Desde criancinha eu já adorava chutar uma bola e quando não tinha uma, conseguia trocando por pães. A minha mãe sabe da história, até porque muitas vezes sumia o pão caseiro que ela fazia. Mas vamos ao que interessa. Como a professora não tinha vindo, nós piás, ficamos chutando bola e, após já estarmos suados, eu e dois coleguinhas resolvemos tomar uma Crush (hoje Sukita) ali ao lado, no Clube Aliança. Lá chegando, os meus amiguinhos foram fazer pipí e eu fui para o balcão do bar. Nesse ínterim, o frei Libório que era diretor do Colégio São José, estava tomando um “martelinho de conhaque”, tomou a metade do copo e foi embora. Então, sentei na banqueta que o padre estava e fiquei aguardando os coleguinhas. Quando eles chegaram eu já estava com o copo de conhaque na mão e ofereci o resto para eles, disse que já tinha tomado a minha parte. Os meninos me olharam assustados e foram correndo contar para a diretora, dona Astrogilda de Mattos. Foi o maior sururu. Até eu me fazer entender, dizendo que fiz uma brincadeira e, que o conhaque era o resto do copo que o frei  tinha tomado, foi um parto. Imaginem em 1963, um menino com oito anos tomando conhaque em um bar. Era o fim do mundo. O meu castigo no colégio foram várias reguadas nas mãos e ficar de joelhos em grãos de feijão até o encerramento da aula naquele dia.

Após o encerramento das aulas daquela manhã é que aconteceu a maior infração do dia, não por minha culpa.
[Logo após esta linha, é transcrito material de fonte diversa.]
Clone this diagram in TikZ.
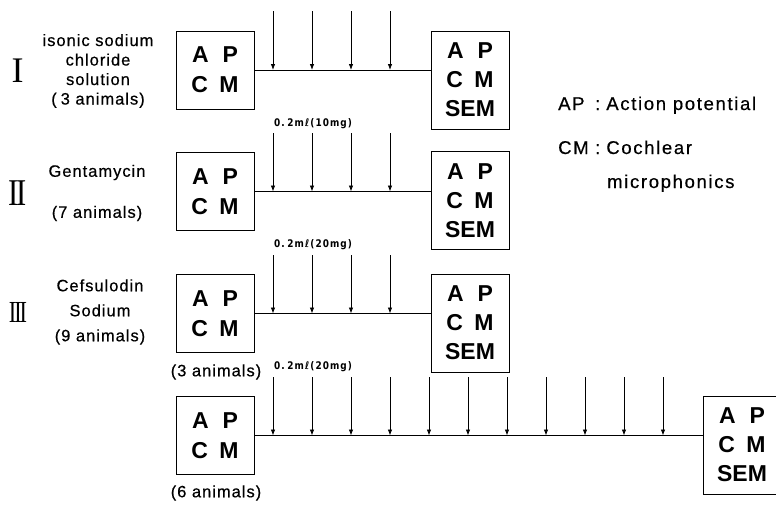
\documentclass[tikz,border=0pt]{standalone}
\usepackage{fontspec}
\setmainfont{Liberation Sans}
\newfontfamily\lblfont[LetterSpace=6,FakeBold=0.5]{Liberation Sans}
\newfontfamily\legfont[LetterSpace=9,FakeBold=0.5]{Liberation Sans}
\newfontfamily\boxfont{Liberation Sans Bold}
\newfontfamily\dosefont[LetterSpace=12]{DejaVu Sans Bold}
\newfontfamily\romfont{Liberation Serif}
\usetikzlibrary{arrows.meta}
\begin{document}
\begin{tikzpicture}[x=1pt,y=-1pt,
  every node/.style={inner sep=0pt},
  lbox/.style={draw,line width=0.8pt,minimum width=78pt,minimum height=78pt,align=center,
    font=\boxfont\fontsize{23}{30}\selectfont},
  rbox/.style={draw,line width=0.8pt,minimum width=78pt,minimum height=98pt,align=center,
    font=\boxfont\fontsize{23}{29}\selectfont},
  lbl/.style={align=center,font=\lblfont\fontsize{16.5}{19.5}\selectfont},
  legend/.style={anchor=base west,font=\legfont\fontsize{18.5}{20}\selectfont},
  dose/.style={anchor=base west,font=\dosefont\fontsize{10.5}{12}\selectfont},
  rom/.style={font=\romfont\fontsize{36}{36}\selectfont},
  inj/.style={line width=0.8pt,-{Latex[length=6pt,width=4.5pt]}},
  tl/.style={line width=0.8pt}]
\useasboundingbox (0,0) rectangle (776,507);
% boxes
\node[lbox] (L1) at (215,70) {A\hspace{0.6em}P\\C\hspace{0.5em}M};
\node[rbox] (R1) at (470,80) {A\hspace{0.6em}P\\C\hspace{0.5em}M\\SEM};
\node[lbox] (L2) at (215,191.5) {A\hspace{0.6em}P\\C\hspace{0.5em}M};
\node[rbox] (R2) at (470,200.5) {A\hspace{0.6em}P\\C\hspace{0.5em}M\\SEM};
\node[lbox] (L3) at (215,313.5) {A\hspace{0.6em}P\\C\hspace{0.5em}M};
\node[rbox] (R3) at (470,323) {A\hspace{0.6em}P\\C\hspace{0.5em}M\\SEM};
\node[lbox] (L4) at (215,435.5) {A\hspace{0.6em}P\\C\hspace{0.5em}M};
\node[rbox] (R4) at (742,445) {A\hspace{0.6em}P\\C\hspace{0.5em}M\\SEM};
% time lines
\draw[tl] (L1.east) -- (L1.east -| R1.west);
\draw[tl] (L2.east) -- (L2.east -| R2.west);
\draw[tl] (L3.east) -- (L3.east -| R3.west);
\draw[tl] (L4.east) -- (L4.east -| R4.west);
% injections rows I-III
\foreach \r/\t in {1/11,2/133,3/255}{
  \foreach \k in {0,...,3}{
    \coordinate (a\r-\k) at (273+39*\k,\t);
    \coordinate (b\r-\k) at (a\r-\k |- L\r.east);
    \draw[inj] (a\r-\k) -- (b\r-\k);
  }
}
\foreach \k in {0,...,10}{
  \coordinate (a4-\k) at (273+39*\k,377);
  \coordinate (b4-\k) at (a4-\k |- L4.east);
  \draw[inj] (a4-\k) -- (b4-\k);
}
% doses
\node[dose] (d1) at (274,126) {\scalebox{0.85}[1]{0.\hspace{3pt}2mℓ(10mg)}};
\node[dose] (d2) at (274,247) {\scalebox{0.85}[1]{0.\hspace{3pt}2mℓ(20mg)}};
\node[dose] (d3) at (274,369) {\scalebox{0.85}[1]{0.\hspace{3pt}2mℓ(20mg)}};
% roman numerals
\node[rom] (n1) at (17.5,70.5) {I};
\node[rom] (n2) at (17.5,193.5) {\scalebox{0.85}[1.05]{I\kern-3.2pt I}};
\node[rom] (n3) at (18,312.5) {\scalebox{0.62}[0.85]{I\kern-3.2pt I\kern-3.2pt I}};
% group labels
\node[lbl] (g1) at (98,71) {isonic sodium\\chloride\\solution\\(\hspace{4pt}3 animals)};
\node[lbl,font=\lblfont\fontsize{16.5}{41}\selectfont] (g2) at (97,193) {Gentamycin\\(7 animals)};
\node[lbl,font=\lblfont\fontsize{16.5}{25}\selectfont] (g3) at (100,312) {Cefsulodin\\Sodium\\(9 animals)};
\node[lbl] (s3) at (216,372) {(3 animals)};
\node[lbl] (s4) at (216,493) {(6 animals)};
% legend
\node[legend] (k1) at (558,110) {\makebox[37pt][l]{AP}:\hspace{6pt}Action potential};
\node[legend] (k2) at (558,154) {\makebox[37pt][l]{CM}:\hspace{6pt}Cochlear};
\node[legend] (k3) at (607,188) {microphonics};
\end{tikzpicture}
\end{document}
Quando estava saindo do colégio para ir para casa, vi um aglomerado de alunos, meninos e meninas, em volta de um piá que de posse de um trabuco (revólver improvisado) feito com um pedaço de cano de guarda-chuva, estava solicitando um voluntário para acender a pólvora enquanto ele mirava em um pequeno círculo, com um ponto no meio, desenhado na porta dos fundos do Clube Aliança. Mais metido que mosca em bosta de cavalo eu fui o voluntário. Posicionei-me ao lado do atirador e, após alguém me passar um avio (isqueiro da época), acendi o pavio do trabuco. Em vez de a munição sair pela parte da frente do cano ela saiu por trás, estourou o cano do trabuco e eu e o atirador fomos atingidos frontalmente. Por sorte, no cano do trabuco só tinha pólvora socada e, diante dos gritos desesperados dos expectadores, fomos levados com urgência ao Hospital São Brás, ali perto, onde com uma pinça o médico de plantão, às risadas, tirava a pólvora incrustada em nossa face. O dano sofrido foi pouco. Imaginem se tivesse chumbo no trabuco, talvez eu não estivesse escrevendo essa história.

Nem a surra com vara de marmelo e a proibição de jogar bola doeram tanto quanto ver o desespero dos meus pais diante do fato, isso que eles não ficaram sabendo sobre o copo de conhaque. O castigo fez efeito por pouco tempo e, por ser um piá esperto e curioso, logo estaria envolvido em outro acontecimento e, novamente as varas de marmelo deixariam as suas marcas em minhas pernas.